A three-person panel of arbitrators therefore is set to determine what Betts makes in 2018: either the $7.5 million figure the Sox filed or the $10.5 million figure Betts' camp submitted. The arbitrators won't settle on a midpoint for the parties. 

O'Halloran noted to the Globe there are no hard feelings involved.

Nonetheless, such a large gap would seem to provide incentive to settle. The parties technically could still decide to do so, but that would take a change of course from the present plan. The idea was to settle any time before Friday, and they did not. 

Betts is asking for near-record money for a first-year arbitration eligible player. Kris Bryant set the record Friday with a $10.85 million settlement.

The hearings can be difficult for player-team relations because teams have to make the case in front of the player that he is worth less money than he wants.

Betts, 25, hit .264, with 24 homers, 102 RBI, 25 stolen bases and a .803 OPS in 2017, numbers that fell from his American League MVP runner-up performance in 2016, but were nonetheless very strong and coupled with first-rate defense.

This offseason is Betts' first of arbitration eligibility. In the first three years of service time in a players' career, there's no recourse if you don't like the salary a team is offering. Teams can pay players anything at league minimum or above. 

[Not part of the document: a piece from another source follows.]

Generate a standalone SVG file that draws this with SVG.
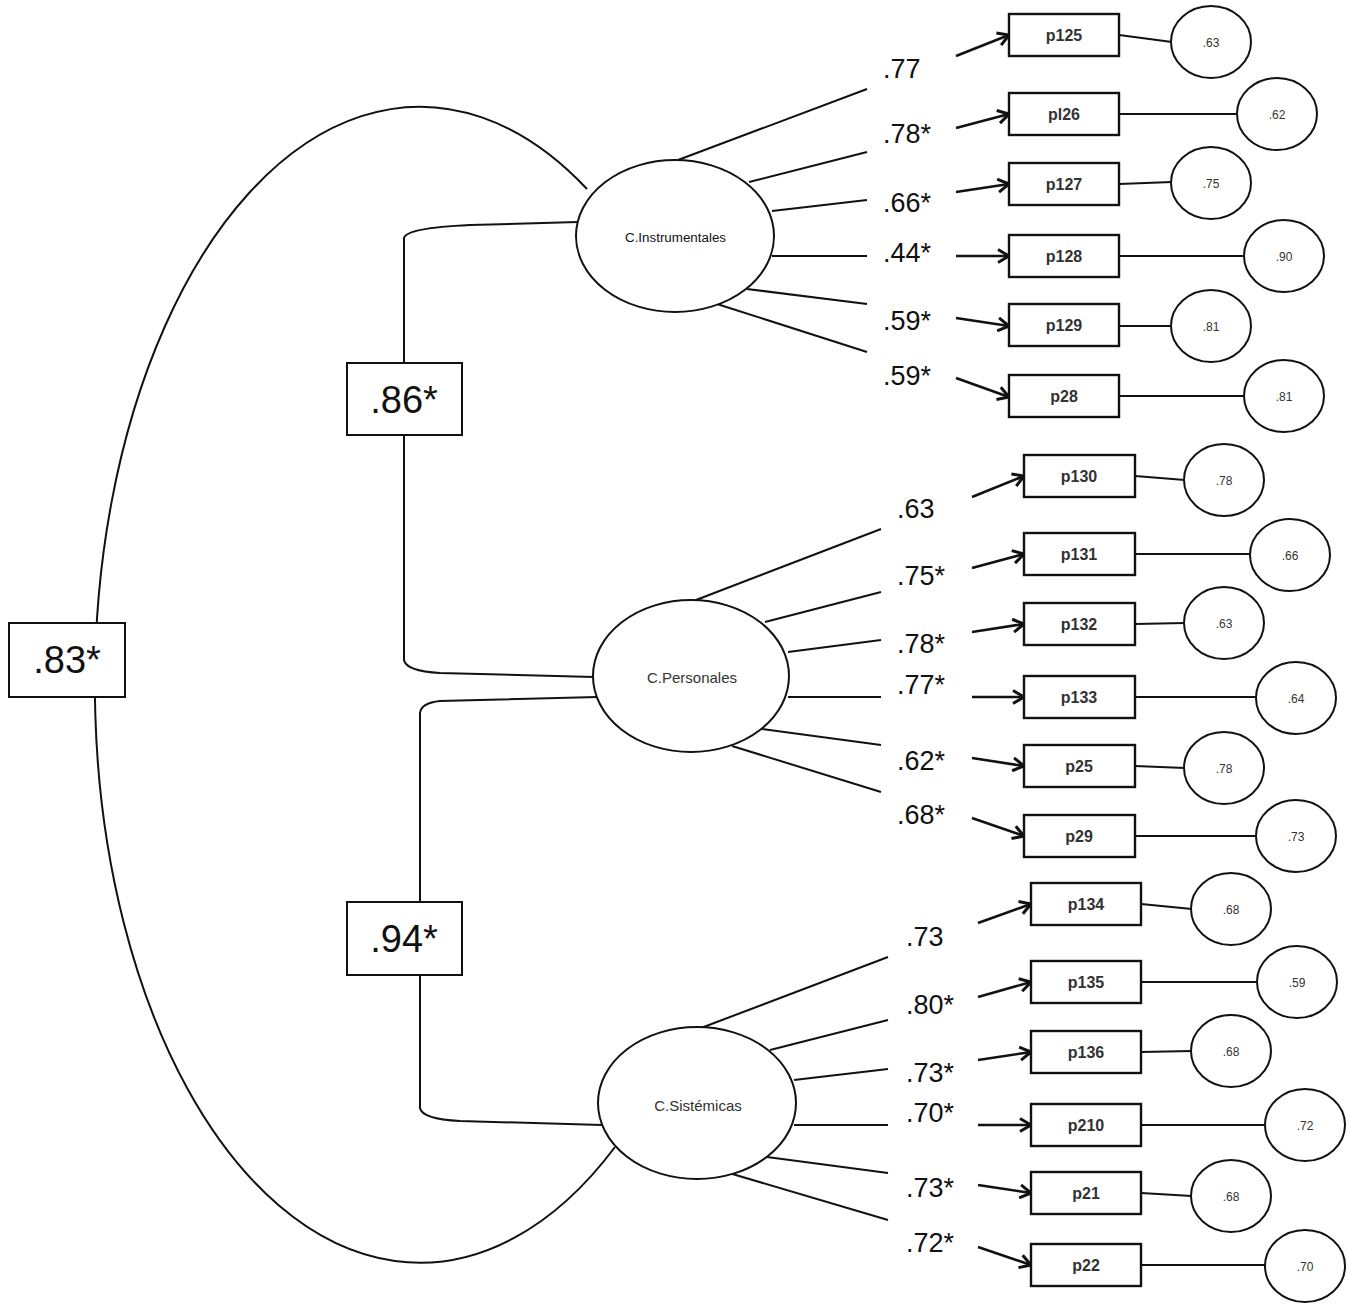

The only option a player has in those first three years is to make a stand on principle: you can force the team to technically "renew" your salary, which notes to everyone that you did not agree to the salary. Betts and his agents did that in 2017 when the Sox paid him $950,000, a very high amount relative to most contract renewals.

Some of the standard thinking behind forcing a team to renew a contract is that if an arbitration case comes up down the road — and one now looms for Betts — it's supposed to show the arbitrators that the player felt even in seasons past, he was underpaid.

Still, the Sox may have effectively combatted that perception by paying Betts almost $1 million on a renewal. Per USA Today, that $950,000 agreement in 2017 was "the second-highest one-year deal ever for a non-arbitration-eligible player with two-plus years of big league service." Mike Trout got $1 million in 2014.